§ **EXERCISE INSTRUCTIONS**
All the data below goes into the copy word for word, but the pictures don't.

==== INFORMATION SHOWN

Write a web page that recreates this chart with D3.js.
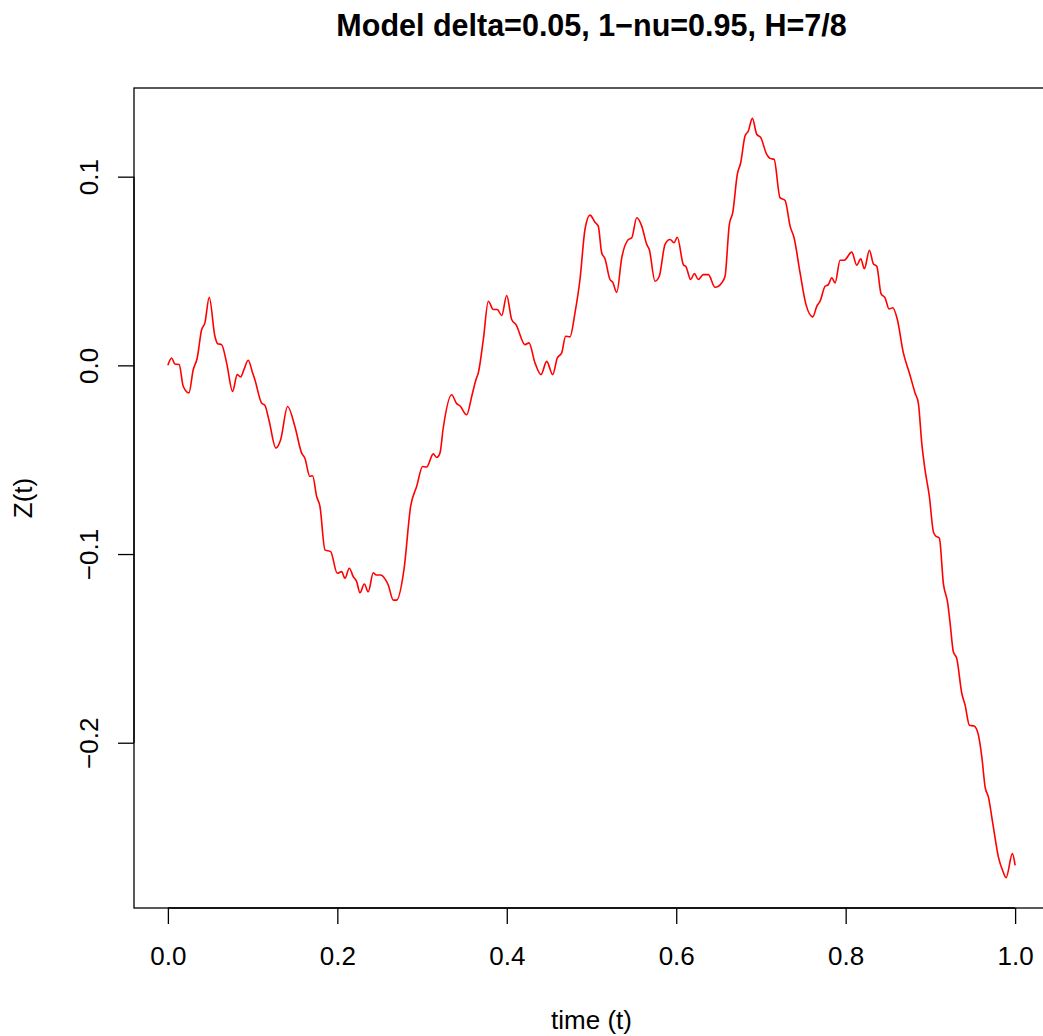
<!DOCTYPE html>
<html>
<head>
<meta charset="utf-8">
<script src="https://cdn.jsdelivr.net/npm/d3@7"></script>
<style>
  body { margin: 0; background: #fff; }
  text { font-family: "Liberation Sans", Arial, sans-serif; fill: #000; }
</style>
</head>
<body>
<svg id="chart" width="1043" height="1036"></svg>
<script>
const timeValues = [0,0.0044,0.0083,0.0133,0.0181,0.0248,0.0299,0.0346,0.0398,0.0437,0.0488,0.0555,0.0587,0.0634,0.0693,0.0764,0.0818,0.0858,0.0897,0.0948,
  0.1,0.1027,0.1106,0.1145,0.1192,0.1275,0.1331,0.1413,0.1499,0.1579,0.1617,0.1676,0.1708,0.1756,0.1795,0.1854,0.1921,0.1999,0.2051,0.209,
  0.2141,0.2188,0.2228,0.2267,0.2318,0.2365,0.2424,0.2456,0.2511,0.257,0.2601,0.266,0.27,0.2786,0.2865,0.2936,0.3007,0.3054,0.3132,0.3172,
  0.3211,0.325,0.3349,0.3409,0.3447,0.3527,0.3586,0.3636,0.3664,0.3723,0.3782,0.3841,0.3888,0.394,0.3999,0.4058,0.4109,0.4215,0.4262,0.4333,
  0.4404,0.4471,0.4542,0.4596,0.4648,0.4695,0.4746,0.4805,0.4864,0.4923,0.4982,0.5041,0.508,0.512,0.5159,0.5218,0.525,0.5298,0.5357,0.5435,
  0.5475,0.5534,0.5593,0.5652,0.5682,0.575,0.58,0.5868,0.5927,0.5974,0.6013,0.6084,0.6116,0.6171,0.6214,0.6261,0.632,0.6379,0.6458,0.6537,
  0.6576,0.6627,0.6667,0.6721,0.6761,0.6812,0.6851,0.6899,0.695,0.6998,0.7068,0.7107,0.7155,0.7225,0.7285,0.7344,0.7391,0.7462,0.7532,0.7612,
  0.7659,0.7698,0.7757,0.7796,0.7836,0.7875,0.7934,0.7981,0.8072,0.8131,0.8178,0.8221,0.828,0.8327,0.8367,0.8418,0.8465,0.8512,0.8556,0.861,
  0.8681,0.8752,0.8819,0.8858,0.8898,0.8937,0.8988,0.9035,0.9063,0.9106,0.9153,0.9205,0.9233,0.9271,0.9311,0.9371,0.941,0.946,0.9516,0.9567,
  0.9607,0.9646,0.9685,0.9737,0.9803,0.9855,0.9894,0.9968,1.0];
const zValues = [0,0.0039,0.0007,0.0004,-0.0111,-0.0146,-0.0023,0.0039,0.0189,0.0225,0.0361,0.0154,0.0115,0.011,0.0013,-0.0138,-0.0049,-0.0062,-0.0023,0.0027,
  -0.004,-0.0076,-0.02,-0.0212,-0.0288,-0.0438,-0.0394,-0.0218,-0.0324,-0.0465,-0.0492,-0.0589,-0.0585,-0.0695,-0.0748,-0.0978,-0.0987,-0.1102,-0.1093,-0.1128,
  -0.1075,-0.112,-0.1146,-0.1205,-0.1159,-0.12,-0.1099,-0.1111,-0.1111,-0.1137,-0.1164,-0.1244,-0.1244,-0.1084,-0.0748,-0.0642,-0.0536,-0.0539,-0.0469,-0.0488,
  -0.0465,-0.0332,-0.0156,-0.0203,-0.0214,-0.0262,-0.0165,-0.0076,-0.004,0.0136,0.034,0.0296,0.0296,0.0264,0.037,0.0243,0.0216,0.011,0.0119,0.0013,
  -0.0049,0.0021,-0.0049,0.0039,0.0066,0.0154,0.0151,0.0278,0.0455,0.072,0.0796,0.0759,0.0738,0.0597,0.0565,0.0455,0.0441,0.0387,0.057,0.0667,
  0.0676,0.0782,0.0738,0.0641,0.0614,0.0446,0.0472,0.0641,0.0667,0.065,0.0679,0.0534,0.0522,0.0455,0.0487,0.0455,0.0481,0.0481,0.0414,0.0437,
  0.0472,0.0747,0.0809,0.1012,0.1074,0.1215,0.1242,0.1309,0.1225,0.1207,0.1118,0.1097,0.1092,0.0889,0.0874,0.0738,0.0676,0.049,0.0322,0.0257,
  0.0313,0.034,0.0419,0.0428,0.0464,0.0437,0.0557,0.0557,0.06,0.0531,0.0565,0.0512,0.061,0.0538,0.0525,0.0379,0.0358,0.0299,0.0305,0.0243,
  0.0066,-0.004,-0.0146,-0.02,-0.0412,-0.0554,-0.0695,-0.0881,-0.0904,-0.0916,-0.1155,-0.1261,-0.1367,-0.1518,-0.1553,-0.1739,-0.1801,-0.1907,-0.1912,-0.196,
  -0.2075,-0.2235,-0.2288,-0.2429,-0.2606,-0.268,-0.2715,-0.2588,-0.265];
const xTicks = [0, 0.2, 0.4, 0.6, 0.8, 1.0];
const yTicks = [-0.2, -0.1, 0.0, 0.1];
const title = "Model delta=0.05, 1\u2212nu=0.95, H=7/8";
const xLabel = "time (t)", yLabel = "Z(t)";

const svg = d3.select("#chart");
const box = {left:134, right:1049, top:88, bottom:908};
const FONT = "Liberation Sans, Arial, sans-serif", FS = 26;
// R-style 4% padding around data range
const pad = (lo, hi) => { const d = (hi-lo)*0.04; return [lo-d, hi+d]; };
const x = d3.scaleLinear().domain(pad(0, 1)).range([box.left, box.right]);
const y = d3.scaleLinear().domain(pad(d3.min(zValues), d3.max(zValues))).range([box.bottom, box.top]);
const fmt = d3.format(".1f");
const label = v => fmt(v).replace("-", "\u2212");

// plot box
svg.append("rect").attr("x", box.left).attr("y", box.top).attr("width", box.right-box.left).attr("height", box.bottom-box.top)
  .attr("fill", "none").attr("stroke", "#000").attr("stroke-width", 1.3);

// axes
const xAxis = svg.append("g").attr("transform", `translate(0,${box.bottom})`)
  .call(d3.axisBottom(x).tickValues(xTicks).tickSize(16).tickFormat(label));
xAxis.select(".domain").attr("d", `M${x(0)},0H${x(1)}`).attr("stroke-width", 1.3);
xAxis.selectAll(".tick text").attr("y", 57).attr("dy", null).attr("font-size", FS).style("font-family", FONT);

const yAxis = svg.append("g").attr("transform", `translate(${box.left},0)`)
  .call(d3.axisLeft(y).tickValues(yTicks).tickSize(16).tickFormat(label));
yAxis.select(".domain").attr("d", `M0,${y(-0.2)}V${y(0.1)}`).attr("stroke-width", 1.3);
yAxis.selectAll(".tick text").attr("x", null).attr("dy", null).attr("text-anchor", "middle")
  .attr("transform", "translate(-36,0) rotate(-90)").attr("font-size", FS).style("font-family", FONT);
svg.selectAll(".tick line").attr("stroke-width", 1.3);

// line
const line = d3.line().x((d, i) => x(timeValues[i])).y(d => y(d)).curve(d3.curveMonotoneX);
svg.append("path").datum(zValues).attr("d", line).attr("fill", "none").attr("stroke", "#ff0000").attr("stroke-width", 1.6);

// titles
svg.append("text").attr("x", (box.left+box.right)/2).attr("y", 36).attr("text-anchor", "middle")
  .attr("font-size", 30.5).attr("font-weight", "bold").text(title);
svg.append("text").attr("x", (box.left+box.right)/2).attr("y", 1029).attr("text-anchor", "middle")
  .attr("font-size", FS).text(xLabel);
svg.append("text").attr("transform", `translate(32,${(box.top+box.bottom)/2}) rotate(-90)`).attr("text-anchor", "middle")
  .attr("font-size", FS).text(yLabel);
</script>
</body>
</html>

========

§ **TASK ANSWER**
Write a web page that recreates this chart with D3.js.
<!DOCTYPE html>
<html>
<head>
<meta charset="utf-8">
<script src="https://cdn.jsdelivr.net/npm/d3@7"></script>
<style>
  body { margin: 0; background: #fff; }
  text { font-family: "Liberation Sans", Arial, sans-serif; fill: #000; }
</style>
</head>
<body>
<svg id="chart" width="1043" height="1036"></svg>
<script>
const timeValues = [0,0.0044,0.0083,0.0133,0.0181,0.0248,0.0299,0.0346,0.0398,0.0437,0.0488,0.0555,0.0587,0.0634,0.0693,0.0764,0.0818,0.0858,0.0897,0.0948,
  0.1,0.1027,0.1106,0.1145,0.1192,0.1275,0.1331,0.1413,0.1499,0.1579,0.1617,0.1676,0.1708,0.1756,0.1795,0.1854,0.1921,0.1999,0.2051,0.209,
  0.2141,0.2188,0.2228,0.2267,0.2318,0.2365,0.2424,0.2456,0.2511,0.257,0.2601,0.266,0.27,0.2786,0.2865,0.2936,0.3007,0.3054,0.3132,0.3172,
  0.3211,0.325,0.3349,0.3409,0.3447,0.3527,0.3586,0.3636,0.3664,0.3723,0.3782,0.3841,0.3888,0.394,0.3999,0.4058,0.4109,0.4215,0.4262,0.4333,
  0.4404,0.4471,0.4542,0.4596,0.4648,0.4695,0.4746,0.4805,0.4864,0.4923,0.4982,0.5041,0.508,0.512,0.5159,0.5218,0.525,0.5298,0.5357,0.5435,
  0.5475,0.5534,0.5593,0.5652,0.5682,0.575,0.58,0.5868,0.5927,0.5974,0.6013,0.6084,0.6116,0.6171,0.6214,0.6261,0.632,0.6379,0.6458,0.6537,
  0.6576,0.6627,0.6667,0.6721,0.6761,0.6812,0.6851,0.6899,0.695,0.6998,0.7068,0.7107,0.7155,0.7225,0.7285,0.7344,0.7391,0.7462,0.7532,0.7612,
  0.7659,0.7698,0.7757,0.7796,0.7836,0.7875,0.7934,0.7981,0.8072,0.8131,0.8178,0.8221,0.828,0.8327,0.8367,0.8418,0.8465,0.8512,0.8556,0.861,
  0.8681,0.8752,0.8819,0.8858,0.8898,0.8937,0.8988,0.9035,0.9063,0.9106,0.9153,0.9205,0.9233,0.9271,0.9311,0.9371,0.941,0.946,0.9516,0.9567,
  0.9607,0.9646,0.9685,0.9737,0.9803,0.9855,0.9894,0.9968,1.0];
const zValues = [0,0.0039,0.0007,0.0004,-0.0111,-0.0146,-0.0023,0.0039,0.0189,0.0225,0.0361,0.0154,0.0115,0.011,0.0013,-0.0138,-0.0049,-0.0062,-0.0023,0.0027,
  -0.004,-0.0076,-0.02,-0.0212,-0.0288,-0.0438,-0.0394,-0.0218,-0.0324,-0.0465,-0.0492,-0.0589,-0.0585,-0.0695,-0.0748,-0.0978,-0.0987,-0.1102,-0.1093,-0.1128,
  -0.1075,-0.112,-0.1146,-0.1205,-0.1159,-0.12,-0.1099,-0.1111,-0.1111,-0.1137,-0.1164,-0.1244,-0.1244,-0.1084,-0.0748,-0.0642,-0.0536,-0.0539,-0.0469,-0.0488,
  -0.0465,-0.0332,-0.0156,-0.0203,-0.0214,-0.0262,-0.0165,-0.0076,-0.004,0.0136,0.034,0.0296,0.0296,0.0264,0.037,0.0243,0.0216,0.011,0.0119,0.0013,
  -0.0049,0.0021,-0.0049,0.0039,0.0066,0.0154,0.0151,0.0278,0.0455,0.072,0.0796,0.0759,0.0738,0.0597,0.0565,0.0455,0.0441,0.0387,0.057,0.0667,
  0.0676,0.0782,0.0738,0.0641,0.0614,0.0446,0.0472,0.0641,0.0667,0.065,0.0679,0.0534,0.0522,0.0455,0.0487,0.0455,0.0481,0.0481,0.0414,0.0437,
  0.0472,0.0747,0.0809,0.1012,0.1074,0.1215,0.1242,0.1309,0.1225,0.1207,0.1118,0.1097,0.1092,0.0889,0.0874,0.0738,0.0676,0.049,0.0322,0.0257,
  0.0313,0.034,0.0419,0.0428,0.0464,0.0437,0.0557,0.0557,0.06,0.0531,0.0565,0.0512,0.061,0.0538,0.0525,0.0379,0.0358,0.0299,0.0305,0.0243,
  0.0066,-0.004,-0.0146,-0.02,-0.0412,-0.0554,-0.0695,-0.0881,-0.0904,-0.0916,-0.1155,-0.1261,-0.1367,-0.1518,-0.1553,-0.1739,-0.1801,-0.1907,-0.1912,-0.196,
  -0.2075,-0.2235,-0.2288,-0.2429,-0.2606,-0.268,-0.2715,-0.2588,-0.265];
const xTicks = [0, 0.2, 0.4, 0.6, 0.8, 1.0];
const yTicks = [-0.2, -0.1, 0.0, 0.1];
const title = "Model delta=0.05, 1\u2212nu=0.95, H=7/8";
const xLabel = "time (t)", yLabel = "Z(t)";

const svg = d3.select("#chart");
const box = {left:134, right:1049, top:88, bottom:908};
const FONT = "Liberation Sans, Arial, sans-serif", FS = 26;
// R-style 4% padding around data range
const pad = (lo, hi) => { const d = (hi-lo)*0.04; return [lo-d, hi+d]; };
const x = d3.scaleLinear().domain(pad(0, 1)).range([box.left, box.right]);
const y = d3.scaleLinear().domain(pad(d3.min(zValues), d3.max(zValues))).range([box.bottom, box.top]);
const fmt = d3.format(".1f");
const label = v => fmt(v).replace("-", "\u2212");

// plot box
svg.append("rect").attr("x", box.left).attr("y", box.top).attr("width", box.right-box.left).attr("height", box.bottom-box.top)
  .attr("fill", "none").attr("stroke", "#000").attr("stroke-width", 1.3);

// axes
const xAxis = svg.append("g").attr("transform", `translate(0,${box.bottom})`)
  .call(d3.axisBottom(x).tickValues(xTicks).tickSize(16).tickFormat(label));
xAxis.select(".domain").attr("d", `M${x(0)},0H${x(1)}`).attr("stroke-width", 1.3);
xAxis.selectAll(".tick text").attr("y", 57).attr("dy", null).attr("font-size", FS).style("font-family", FONT);

const yAxis = svg.append("g").attr("transform", `translate(${box.left},0)`)
  .call(d3.axisLeft(y).tickValues(yTicks).tickSize(16).tickFormat(label));
yAxis.select(".domain").attr("d", `M0,${y(-0.2)}V${y(0.1)}`).attr("stroke-width", 1.3);
yAxis.selectAll(".tick text").attr("x", null).attr("dy", null).attr("text-anchor", "middle")
  .attr("transform", "translate(-36,0) rotate(-90)").attr("font-size", FS).style("font-family", FONT);
svg.selectAll(".tick line").attr("stroke-width", 1.3);

// line
const line = d3.line().x((d, i) => x(timeValues[i])).y(d => y(d)).curve(d3.curveMonotoneX);
svg.append("path").datum(zValues).attr("d", line).attr("fill", "none").attr("stroke", "#ff0000").attr("stroke-width", 1.6);

// titles
svg.append("text").attr("x", (box.left+box.right)/2).attr("y", 36).attr("text-anchor", "middle")
  .attr("font-size", 30.5).attr("font-weight", "bold").text(title);
svg.append("text").attr("x", (box.left+box.right)/2).attr("y", 1029).attr("text-anchor", "middle")
  .attr("font-size", FS).text(xLabel);
svg.append("text").attr("transform", `translate(32,${(box.top+box.bottom)/2}) rotate(-90)`).attr("text-anchor", "middle")
  .attr("font-size", FS).text(yLabel);
</script>
</body>
</html>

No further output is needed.